→ Description of the task:
Retype the listing that follows, word for word.

→ Data section:
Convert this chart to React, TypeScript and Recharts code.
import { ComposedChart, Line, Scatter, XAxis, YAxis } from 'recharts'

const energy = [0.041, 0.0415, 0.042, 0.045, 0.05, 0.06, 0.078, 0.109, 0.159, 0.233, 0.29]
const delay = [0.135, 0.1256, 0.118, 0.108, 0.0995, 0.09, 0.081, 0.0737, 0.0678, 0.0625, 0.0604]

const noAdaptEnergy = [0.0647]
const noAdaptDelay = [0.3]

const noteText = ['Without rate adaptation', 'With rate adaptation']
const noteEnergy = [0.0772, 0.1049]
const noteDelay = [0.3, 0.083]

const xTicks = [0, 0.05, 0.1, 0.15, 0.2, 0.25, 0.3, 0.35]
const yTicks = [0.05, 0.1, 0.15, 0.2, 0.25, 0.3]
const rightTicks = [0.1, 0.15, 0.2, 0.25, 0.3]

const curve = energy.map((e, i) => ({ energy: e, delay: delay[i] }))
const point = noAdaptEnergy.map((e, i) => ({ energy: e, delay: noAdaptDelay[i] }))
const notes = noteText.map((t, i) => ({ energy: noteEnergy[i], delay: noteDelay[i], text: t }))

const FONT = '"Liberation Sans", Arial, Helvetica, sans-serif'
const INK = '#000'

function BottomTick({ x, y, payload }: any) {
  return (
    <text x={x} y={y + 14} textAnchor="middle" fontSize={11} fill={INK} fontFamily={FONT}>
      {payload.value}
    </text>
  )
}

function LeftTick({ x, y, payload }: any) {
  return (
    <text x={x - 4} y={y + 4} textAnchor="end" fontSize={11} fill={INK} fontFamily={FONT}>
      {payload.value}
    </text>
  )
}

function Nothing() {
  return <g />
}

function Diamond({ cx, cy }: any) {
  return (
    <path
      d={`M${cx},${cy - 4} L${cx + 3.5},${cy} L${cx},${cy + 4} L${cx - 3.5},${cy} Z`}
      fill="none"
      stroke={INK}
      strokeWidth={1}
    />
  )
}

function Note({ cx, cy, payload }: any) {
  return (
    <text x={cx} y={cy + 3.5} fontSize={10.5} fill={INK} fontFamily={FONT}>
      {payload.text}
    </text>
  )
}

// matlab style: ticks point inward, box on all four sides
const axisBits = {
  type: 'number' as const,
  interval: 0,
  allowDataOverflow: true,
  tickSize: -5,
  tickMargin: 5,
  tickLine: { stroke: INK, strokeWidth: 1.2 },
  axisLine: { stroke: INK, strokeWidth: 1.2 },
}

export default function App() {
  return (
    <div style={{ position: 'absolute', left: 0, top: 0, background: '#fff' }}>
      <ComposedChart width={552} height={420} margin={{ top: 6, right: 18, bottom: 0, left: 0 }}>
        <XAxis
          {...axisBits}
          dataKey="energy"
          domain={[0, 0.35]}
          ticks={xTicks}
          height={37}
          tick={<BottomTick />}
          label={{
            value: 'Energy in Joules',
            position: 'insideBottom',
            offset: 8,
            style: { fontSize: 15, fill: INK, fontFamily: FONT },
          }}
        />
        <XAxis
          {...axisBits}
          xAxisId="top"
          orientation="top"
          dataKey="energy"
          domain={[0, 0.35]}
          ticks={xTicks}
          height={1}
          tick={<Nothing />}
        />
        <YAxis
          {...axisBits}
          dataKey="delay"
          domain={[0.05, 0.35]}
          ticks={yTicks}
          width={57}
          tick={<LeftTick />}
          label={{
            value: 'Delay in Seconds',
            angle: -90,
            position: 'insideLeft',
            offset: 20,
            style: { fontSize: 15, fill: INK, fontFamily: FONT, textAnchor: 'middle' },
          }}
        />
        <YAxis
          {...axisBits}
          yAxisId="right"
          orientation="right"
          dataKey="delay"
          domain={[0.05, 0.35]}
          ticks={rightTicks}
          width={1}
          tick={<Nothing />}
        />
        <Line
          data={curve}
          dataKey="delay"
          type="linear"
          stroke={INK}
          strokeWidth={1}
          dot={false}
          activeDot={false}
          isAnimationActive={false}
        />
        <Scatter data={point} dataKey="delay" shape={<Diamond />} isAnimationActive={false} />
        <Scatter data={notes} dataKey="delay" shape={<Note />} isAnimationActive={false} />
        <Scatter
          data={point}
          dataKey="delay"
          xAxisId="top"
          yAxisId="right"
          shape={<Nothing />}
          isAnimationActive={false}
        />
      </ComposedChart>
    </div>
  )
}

→ Task solution:
Convert this chart to React, TypeScript and Recharts code.
import { ComposedChart, Line, Scatter, XAxis, YAxis } from 'recharts'

const energy = [0.041, 0.0415, 0.042, 0.045, 0.05, 0.06, 0.078, 0.109, 0.159, 0.233, 0.29]
const delay = [0.135, 0.1256, 0.118, 0.108, 0.0995, 0.09, 0.081, 0.0737, 0.0678, 0.0625, 0.0604]

const noAdaptEnergy = [0.0647]
const noAdaptDelay = [0.3]

const noteText = ['Without rate adaptation', 'With rate adaptation']
const noteEnergy = [0.0772, 0.1049]
const noteDelay = [0.3, 0.083]

const xTicks = [0, 0.05, 0.1, 0.15, 0.2, 0.25, 0.3, 0.35]
const yTicks = [0.05, 0.1, 0.15, 0.2, 0.25, 0.3]
const rightTicks = [0.1, 0.15, 0.2, 0.25, 0.3]

const curve = energy.map((e, i) => ({ energy: e, delay: delay[i] }))
const point = noAdaptEnergy.map((e, i) => ({ energy: e, delay: noAdaptDelay[i] }))
const notes = noteText.map((t, i) => ({ energy: noteEnergy[i], delay: noteDelay[i], text: t }))

const FONT = '"Liberation Sans", Arial, Helvetica, sans-serif'
const INK = '#000'

function BottomTick({ x, y, payload }: any) {
  return (
    <text x={x} y={y + 14} textAnchor="middle" fontSize={11} fill={INK} fontFamily={FONT}>
      {payload.value}
    </text>
  )
}

function LeftTick({ x, y, payload }: any) {
  return (
    <text x={x - 4} y={y + 4} textAnchor="end" fontSize={11} fill={INK} fontFamily={FONT}>
      {payload.value}
    </text>
  )
}

function Nothing() {
  return <g />
}

function Diamond({ cx, cy }: any) {
  return (
    <path
      d={`M${cx},${cy - 4} L${cx + 3.5},${cy} L${cx},${cy + 4} L${cx - 3.5},${cy} Z`}
      fill="none"
      stroke={INK}
      strokeWidth={1}
    />
  )
}

function Note({ cx, cy, payload }: any) {
  return (
    <text x={cx} y={cy + 3.5} fontSize={10.5} fill={INK} fontFamily={FONT}>
      {payload.text}
    </text>
  )
}

// matlab style: ticks point inward, box on all four sides
const axisBits = {
  type: 'number' as const,
  interval: 0,
  allowDataOverflow: true,
  tickSize: -5,
  tickMargin: 5,
  tickLine: { stroke: INK, strokeWidth: 1.2 },
  axisLine: { stroke: INK, strokeWidth: 1.2 },
}

export default function App() {
  return (
    <div style={{ position: 'absolute', left: 0, top: 0, background: '#fff' }}>
      <ComposedChart width={552} height={420} margin={{ top: 6, right: 18, bottom: 0, left: 0 }}>
        <XAxis
          {...axisBits}
          dataKey="energy"
          domain={[0, 0.35]}
          ticks={xTicks}
          height={37}
          tick={<BottomTick />}
          label={{
            value: 'Energy in Joules',
            position: 'insideBottom',
            offset: 8,
            style: { fontSize: 15, fill: INK, fontFamily: FONT },
          }}
        />
        <XAxis
          {...axisBits}
          xAxisId="top"
          orientation="top"
          dataKey="energy"
          domain={[0, 0.35]}
          ticks={xTicks}
          height={1}
          tick={<Nothing />}
        />
        <YAxis
          {...axisBits}
          dataKey="delay"
          domain={[0.05, 0.35]}
          ticks={yTicks}
          width={57}
          tick={<LeftTick />}
          label={{
            value: 'Delay in Seconds',
            angle: -90,
            position: 'insideLeft',
            offset: 20,
            style: { fontSize: 15, fill: INK, fontFamily: FONT, textAnchor: 'middle' },
          }}
        />
        <YAxis
          {...axisBits}
          yAxisId="right"
          orientation="right"
          dataKey="delay"
          domain={[0.05, 0.35]}
          ticks={rightTicks}
          width={1}
          tick={<Nothing />}
        />
        <Line
          data={curve}
          dataKey="delay"
          type="linear"
          stroke={INK}
          strokeWidth={1}
          dot={false}
          activeDot={false}
          isAnimationActive={false}
        />
        <Scatter data={point} dataKey="delay" shape={<Diamond />} isAnimationActive={false} />
        <Scatter data={notes} dataKey="delay" shape={<Note />} isAnimationActive={false} />
        <Scatter
          data={point}
          dataKey="delay"
          xAxisId="top"
          yAxisId="right"
          shape={<Nothing />}
          isAnimationActive={false}
        />
      </ComposedChart>
    </div>
  )
}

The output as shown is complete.